In this Circuit, "[f]or a prison disciplinary proceeding to provide due process there must be, among other things, 'some evidence' to support the sanction imposed." Ortiz v. McBride, 380 F.3d 649, 655 (2d Cir. 2004) (quoting Gaston v. Coughlin, 249 F.3d 156, 163 (2d Cir. 2001)), cert. denied543 U.S. 1187 (2005). Accordingly, "judicial review of the written findings required by due process is limited to determining whether the disposition is supported by 'some evidence.'" Sira v. Morton, 380 F.3d 57, 69 (2d Cir. 2004) (quoting Superintendent v. Hill, 472 U.S. 445, 455 (1985)). "This standard is extremely tolerant and is satisfied if there is any evidence in the record that supports the disciplinary ruling." Id. (quoting Friedl v. City of New York, 210 F.3d 79, 85 (2d Cir. 2000)). Thus, the simple fact that Plaintiff's disposition was reduced on appeal is inadequate to support Plaintiff's claim against Redmond for violation of due process. On the other hand, there is "some evidence" to support Redmond's findings, namely Quinn's testimony regarding the underlying events leading to Plaintiff's being issued a violation. Finally, Plaintiff's claim that Redmond acted out of retaliation is entirely conclusory. Therefore, his claim against Redmond is dismissed.

Plaintiff makes an additional due process claim against Defendant Graham for upholding a disposition against Plaintiff following an alleged assault against Plaintiff by Defendants Byrne and Cady during a separate grievance hearing over which they were presiding. Compl. ¶¶ 59-78. Plaintiff claims Graham upheld the disposition in retaliation for Plaintiff's filing of grievances, which he alleges also to have been the cause of Byrne and Cady's assault against him. Graham upheld Byrne's disposition despite the fact that he listened to the audiotape that was recording the session and found that the recording was stopped at the time of the alleged assault. Nevertheless, there is no factual support that Graham's actions were made in retaliation for Plaintiff's filing grievances. There is, however, "some evidence" to support Graham's disposition, including the findings in Byrne's disposition and the testimony by Byrne regarding the reason that the audio tape was paused. Plaintiff's claim against Graham is dismissed.

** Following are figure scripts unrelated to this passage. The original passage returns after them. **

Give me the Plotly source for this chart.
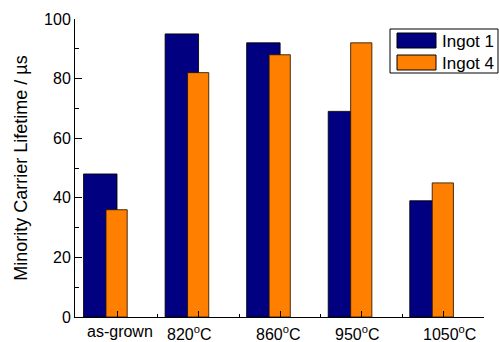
import plotly.graph_objects as go

# Annealing conditions and measured minority carrier lifetimes (µs)
categories = ["as-grown", "820<sup>o</sup>C", "860<sup>o</sup>C", "950<sup>o</sup>C", "1050<sup>o</sup>C"]
positions = [1, 2, 3, 4, 5]
ingot1 = [48, 95, 92, 69, 39]
ingot4 = [36, 82, 88, 92, 45]
series_names = ["Ingot 1", "Ingot 4"]

# Where each category label sits along the x axis
label_x = [1.037, 1.895, 2.986, 3.943, 5.071]

BLUE = "#000080"
ORANGE = "#FF8000"
FONT = "Liberation Sans, Arial, sans-serif"

W, H = 499, 342
ML, MR, MT, MB = 75, 15, 19, 25
PW, PH = W - ML - MR, H - MT - MB


def px_x(p):
    return (p - ML) / PW


def px_y(p):
    return (H - MB - p) / PH


fig = go.Figure()
fig.add_trace(go.Bar(
    x=positions, y=ingot1, name=series_names[0],
    offset=-0.41, width=0.41,
    marker=dict(color=BLUE, line=dict(color="rgba(0,0,0,0.85)", width=1)),
    showlegend=False,
))
fig.add_trace(go.Bar(
    x=positions, y=ingot4, name=series_names[1],
    offset=-0.135, width=0.26,
    marker=dict(color=ORANGE, line=dict(color="rgba(40,20,0,0.85)", width=1)),
    showlegend=False,
))

# Category labels under the axis
for lx, txt in zip(label_x, categories):
    fig.add_annotation(
        x=lx, xref="x", y=px_y(321), yref="paper",
        text=txt, showarrow=False, xanchor="center", yanchor="top",
        font=dict(family=FONT, size=16, color="black"),
    )

# Legend box with swatches
shapes = [
    dict(type="rect", xref="paper", yref="paper",
         x0=px_x(390), x1=px_x(498), y0=px_y(73), y1=px_y(29),
         line=dict(color="black", width=1), fillcolor="white", layer="above"),
    dict(type="rect", xref="paper", yref="paper",
         x0=px_x(397), x1=px_x(436), y0=px_y(48), y1=px_y(33),
         line=dict(color="black", width=1), fillcolor=BLUE, layer="above"),
    dict(type="rect", xref="paper", yref="paper",
         x0=px_x(397), x1=px_x(436), y0=px_y(70), y1=px_y(55),
         line=dict(color="black", width=1), fillcolor=ORANGE, layer="above"),
]
for name, cy in zip(series_names, [41, 63]):
    fig.add_annotation(
        x=px_x(440), xref="paper", y=px_y(cy), yref="paper",
        text=name, showarrow=False, xanchor="left", yanchor="middle",
        font=dict(family=FONT, size=17, color="black"),
    )

fig.update_layout(
    width=W, height=H,
    margin=dict(l=ML, r=MR, t=MT, b=MB, pad=0),
    paper_bgcolor="white", plot_bgcolor="white",
    barmode="overlay",
    shapes=shapes,
    font=dict(family=FONT, size=16, color="black"),
    xaxis=dict(
        range=[0.485, 5.5], tickvals=positions, showticklabels=False,
        ticks="inside", ticklen=6, tickcolor="black", tickwidth=1,
        minor=dict(tickvals=[1.5, 2.5, 3.5, 4.5], ticks="inside", ticklen=3,
                   tickcolor="black", tickwidth=1),
        showline=True, linecolor="black", linewidth=1,
        showgrid=False, zeroline=False, fixedrange=True,
    ),
    yaxis=dict(
        range=[0, 100], tickvals=[0, 20, 40, 60, 80, 100],
        ticks="inside", ticklen=7, tickcolor="black", tickwidth=1,
        minor=dict(tickvals=[10, 30, 50, 70, 90], ticks="inside", ticklen=4,
                   tickcolor="black", tickwidth=1),
        tickfont=dict(family=FONT, size=16, color="black"),
        showline=True, linecolor="black", linewidth=1,
        showgrid=False, zeroline=False, fixedrange=True,
        title=dict(text="Minority Carrier Lifetime / µs",
                   font=dict(family=FONT, size=18, color="black"), standoff=11),
    ),
)

fig.write_html("out.html")
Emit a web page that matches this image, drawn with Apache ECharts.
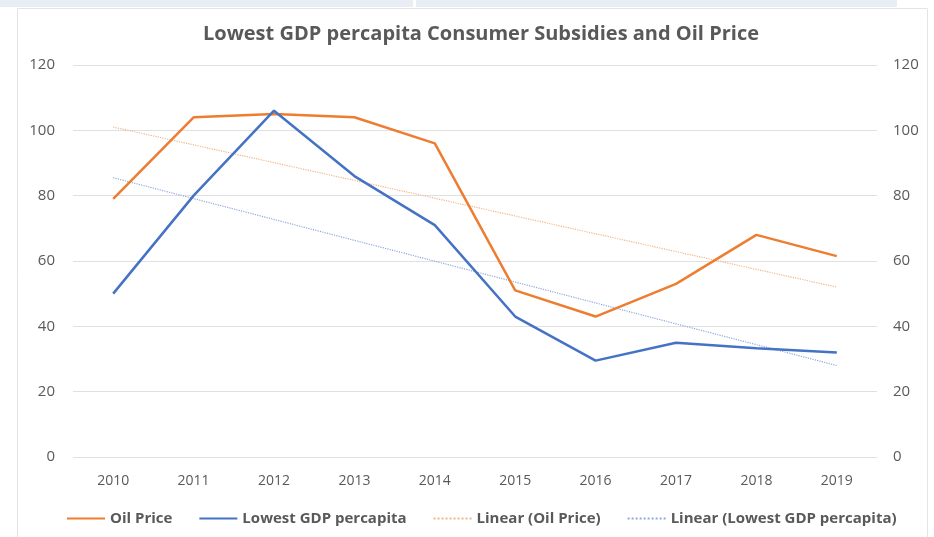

E. Plaintiff's Equal Protection Claim

The Court has undertaken a de novo review of the record and has determined thatthe Report-Recommendation's findings on this issue should be approved for the reasons stated therein. Accordingly, Plaintiff's equal protection claim is dismissed.

F. Qualified Immunity

Defendants claim that they are entitled to qualified immunity. The doctrine of qualified immunity shields government officials "from liability for civil damages insofar as their conduct does not violate clearly established statutory or constitutional rights of which a reasonable person would have known." Harlow v. Fitzgerald, 457 U.S. 800, 818 (1982) (citations omitted); Anderson v. Creighton, 483 U.S. 635, 638 (1987). To determine whether a defendant is entitled to qualified immunity, a court must first determine whether, based upon the facts alleged, the plaintiff has facially established a constitutional violation. Harhay v. Town of Ellington Bd. of Educ., 323 F.3d 206, 211 (2d Cir. 2003). If so, the court must then determine whether the right in issue was clearly established at the time of the alleged violation. Id. (citing Saucier v. Katz, 533 U.S. 194, 201-02 (2001), overruled on other grounds by Pearson v. Callahan, 129 S.Ct. 808 (2009)); Poe v. Leonard, 282 F.3d 123, 133 (2d Cir. 2002). Finally, if the plaintiff had a clearly established, constitutionally protected right that was violated, he or she must demonstrate that it was not objectively reasonable for the defendant to believe that his action did not violate such law. Harhay, 323 F.3d at 211; Poe, 282 F.3d at 133 (quoting Tierney v. Davidson, 133 F.3d 189, 196 (2d Cir.1998)).

Given the above discussion, the qualified immunity defense is relevant only to Defendant Quinn. Taking the Plaintiff's factual allegations as true, Defendant Quinn issued Plaintiff a false misbehavior report in retaliation for Plaintiff's exercising of his First Amendment rights to file grievances and participate in the ILC. These are well established rights. It is not objectively reasonable for Defendant Quinn to believe that issuing a misbehavior report because of such conduct and for the purpose of disqualifying Plaintiff from the ILC was lawful. Thus, at this stage in the litigation, Defendant Quinn is not entitled to qualified immunity.


Accordingly, it is hereby

ORDERED, that the Report-Recommendation (Dkt. No. 42) is APPROVED and ADOPTED in PART; and it is further

ORDERED, that Defendant's Motion to dismiss (Dkt. No. 25) is GRANTED in part and DENIED in part; and it is further

ORDERED, that Plaintiff's Complaint is DISMISSED in its ENTIRETY as to Defendants Fischer, Graham, Redmond, Burdick, and Merville; and it is further

ORDERED, that the Clerk serve a copy of this Order on all parties.